Work required -
Go through the listing and return every line with "React" in it.

Supplied material -
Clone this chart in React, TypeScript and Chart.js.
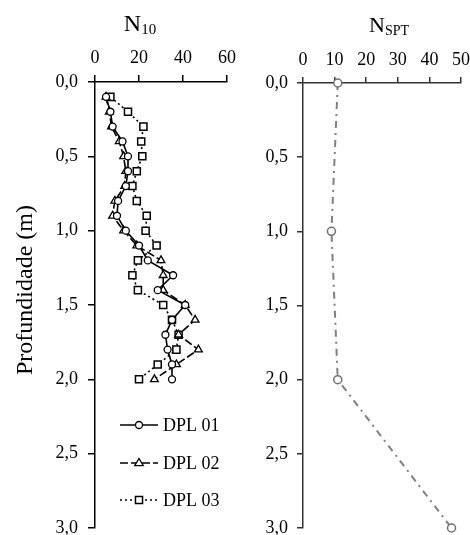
import React, { useEffect, useRef } from 'react';
import { Chart, registerables } from 'chart.js';
Chart.register(...registerables);

// ---- data ----
const depths = [0.1, 0.2, 0.3, 0.4, 0.5, 0.6, 0.7, 0.8, 0.9, 1.0, 1.1, 1.2, 1.3, 1.4, 1.5, 1.6, 1.7, 1.8, 1.9, 2.0];
const dpl01 = [5, 7, 8, 12.5, 15, 15, 14, 10.5, 10, 14, 20, 24, 35.5, 28.5, 41, 35, 32, 33, 35, 35];
const dpl02 = [5, 6.5, 7.5, 11, 13, 14, 13.5, 9, 8, 13, 19, 30, 31, 31, 41, 45.5, 38, 47, 37, 27];
const dpl03 = [7, 15, 22, 21, 21.5, 19, 17, 19, 23.5, 23, 28, 19.5, 17, 19.5, 31, 35, 38, 37, 28.5, 20];
const sptDepths = [0, 1, 2, 3];
const nspt = [11, 9, 11, 47];
const legendLabels = ['DPL 01', 'DPL 02', 'DPL 03'];
const yTitle = 'Profundidade (m)';

const FONT = "'Liberation Serif', 'Times New Roman', serif";

const fmtDepth = (v: any) => Number(v).toFixed(1).replace('.', ',');

function pts(xs: number[], ys: number[]) {
  return xs.map((x, i) => ({ x, y: ys[i] }));
}

function subTitlePlugin(main: string, sub: string, mainSize: number, subSize: number, cx: number, baseline: number) {
  return {
    id: 'subTitle',
    afterDraw(chart: any) {
      const ctx = chart.ctx;
      ctx.save();
      ctx.fillStyle = '#000';
      ctx.textBaseline = 'alphabetic';
      ctx.textAlign = 'left';
      ctx.font = `${mainSize}px ${FONT}`;
      const w1 = ctx.measureText(main).width;
      ctx.font = `${subSize}px ${FONT}`;
      const w2 = ctx.measureText(sub).width;
      const x0 = cx - (w1 + w2) / 2;
      ctx.font = `${mainSize}px ${FONT}`;
      ctx.fillText(main, x0, baseline);
      ctx.font = `${subSize}px ${FONT}`;
      ctx.fillText(sub, x0 + w1, baseline + 3);
      ctx.restore();
    },
  };
}

function drawMarker(ctx: CanvasRenderingContext2D, style: string, x: number, y: number, r: number) {
  ctx.beginPath();
  if (style === 'circle') {
    ctx.arc(x, y, r, 0, Math.PI * 2);
  } else if (style === 'triangle') {
    ctx.moveTo(x, y - r);
    ctx.lineTo(x + r * 0.95, y + r * 0.6);
    ctx.lineTo(x - r * 0.95, y + r * 0.6);
    ctx.closePath();
  } else {
    const s = r * Math.SQRT1_2;
    ctx.rect(x - s, y - s, 2 * s, 2 * s);
  }
  ctx.fillStyle = '#fff';
  ctx.fill();
  ctx.stroke();
}

const legendPlugin = {
  id: 'customLegend',
  afterDraw(chart: any) {
    const ctx = chart.ctx;
    const rows = [425, 463, 500];
    ctx.save();
    chart.data.datasets.forEach((ds: any, i: number) => {
      const y = rows[i];
      ctx.strokeStyle = '#000';
      ctx.lineWidth = ds.borderWidth;
      ctx.setLineDash(ds.borderDash || []);
      ctx.beginPath();
      ctx.moveTo(120, y);
      ctx.lineTo(158, y);
      ctx.stroke();
      ctx.setLineDash([]);
      ctx.lineWidth = ds.pointBorderWidth;
      drawMarker(ctx, ds.pointStyle, 139, y, ds.pointRadius);
      ctx.fillStyle = '#000';
      ctx.font = `18px ${FONT}`;
      ctx.textBaseline = 'middle';
      ctx.textAlign = 'left';
      ctx.fillText(legendLabels[i], 163, y + 1);
    });
    ctx.restore();
  },
};

const yTitlePlugin = {
  id: 'yTitle',
  afterDraw(chart: any) {
    const ctx = chart.ctx;
    ctx.save();
    ctx.translate(26, 290);
    ctx.rotate(-Math.PI / 2);
    ctx.fillStyle = '#000';
    ctx.font = `24px ${FONT}`;
    ctx.textAlign = 'center';
    ctx.textBaseline = 'middle';
    ctx.fillText(yTitle, 0, 0);
    ctx.restore();
  },
};

function axisCommon(tickLength: number, color: string) {
  return {
    grid: { display: true, drawOnChartArea: false, drawTicks: true, tickLength, color, lineWidth: 1.5 },
    border: { display: true, color, width: 1.5 },
  };
}

const fitY = (w: number) => (s: any) => {
  s.width = w;
  s.paddingTop = 0;
  s.paddingBottom = 0;
};
const fitX = (h: number) => (s: any) => {
  s.height = h;
  s.paddingLeft = 0;
  s.paddingRight = 0;
};

export default function App() {
  const leftRef = useRef<HTMLCanvasElement>(null);
  const rightRef = useRef<HTMLCanvasElement>(null);

  useEffect(() => {
    const left = new Chart(leftRef.current!, {
      type: 'scatter',
      data: {
        datasets: [
          {
            label: legendLabels[0],
            data: pts(dpl01, depths),
            showLine: true,
            borderColor: '#000',
            borderWidth: 1.6,
            pointStyle: 'circle',
            pointRadius: 3.5,
            pointBackgroundColor: '#fff',
            pointBorderColor: '#000',
            pointBorderWidth: 1.3,
          },
          {
            label: legendLabels[1],
            data: pts(dpl02, depths),
            showLine: true,
            borderColor: '#000',
            borderWidth: 1.6,
            borderDash: [8, 3],
            pointStyle: 'triangle',
            pointRadius: 4.5,
            pointBackgroundColor: '#fff',
            pointBorderColor: '#000',
            pointBorderWidth: 1.3,
          },
          {
            label: legendLabels[2],
            data: pts(dpl03, depths),
            showLine: true,
            borderColor: '#000',
            borderWidth: 1.6,
            borderDash: [2, 3],
            pointStyle: 'rect',
            pointRadius: 5,
            pointBackgroundColor: '#fff',
            pointBorderColor: '#000',
            pointBorderWidth: 1.5,
          },
        ],
      } as any,
      options: {
        responsive: false,
        animation: false,
        devicePixelRatio: 1,
        layout: { padding: { left: 0, right: 23, top: 0, bottom: 7 } },
        plugins: { legend: { display: false }, tooltip: { enabled: false } },
        scales: {
          x: {
            type: 'linear',
            position: 'top',
            min: 0,
            max: 60,
            ...axisCommon(7, '#000'),
            ticks: { color: '#000', font: { family: FONT, size: 18 }, padding: 6, stepSize: 20 },
            afterFit: fitX(82),
          },
          y: {
            type: 'linear',
            reverse: true,
            min: 0,
            max: 3,
            ...axisCommon(7, '#000'),
            ticks: { color: '#000', font: { family: FONT, size: 18 }, padding: 10, stepSize: 0.5, callback: fmtDepth },
            afterFit: fitY(95),
          },
        },
      } as any,
      plugins: [subTitlePlugin('N', '10', 24, 15, 140, 31), legendPlugin, yTitlePlugin],
    });

    const right = new Chart(rightRef.current!, {
      type: 'scatter',
      data: {
        datasets: [
          {
            label: 'NSPT',
            data: pts(nspt, sptDepths),
            showLine: true,
            borderColor: '#808080',
            borderWidth: 2,
            borderDash: [7, 5, 2, 5],
            pointStyle: 'circle',
            pointRadius: 4,
            pointBackgroundColor: '#fff',
            pointBorderColor: '#707070',
            pointBorderWidth: 1.5,
            clip: false,
          },
        ],
      } as any,
      options: {
        responsive: false,
        animation: false,
        devicePixelRatio: 1,
        layout: { padding: { left: 0, right: 9, top: 0, bottom: 7 } },
        plugins: { legend: { display: false }, tooltip: { enabled: false } },
        scales: {
          x: {
            type: 'linear',
            position: 'top',
            min: 0,
            max: 50,
            ...axisCommon(6, '#333'),
            ticks: { color: '#000', font: { family: FONT, size: 18 }, padding: 6, stepSize: 10 },
            afterFit: fitX(83),
          },
          y: {
            type: 'linear',
            reverse: true,
            min: 0,
            max: 3,
            ...axisCommon(6, '#333'),
            ticks: { color: '#000', font: { family: FONT, size: 18 }, padding: 9, stepSize: 0.5, callback: fmtDepth },
            afterFit: fitY(53),
          },
        },
      } as any,
      plugins: [subTitlePlugin('N', 'SPT', 22, 14, 139, 32)],
    });

    return () => {
      left.destroy();
      right.destroy();
    };
  }, []);

  return (
    <div style={{ position: 'absolute', left: 0, top: 0, width: 470, height: 535, background: '#fff' }}>
      <canvas ref={leftRef} width={250} height={535} style={{ position: 'absolute', left: 0, top: 0 }} />
      <canvas ref={rightRef} width={220} height={535} style={{ position: 'absolute', left: 250, top: 0 }} />
    </div>
  );
}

Answer to the exercise -
Clone this chart in React, TypeScript and Chart.js.
import React, { useEffect, useRef } from 'react';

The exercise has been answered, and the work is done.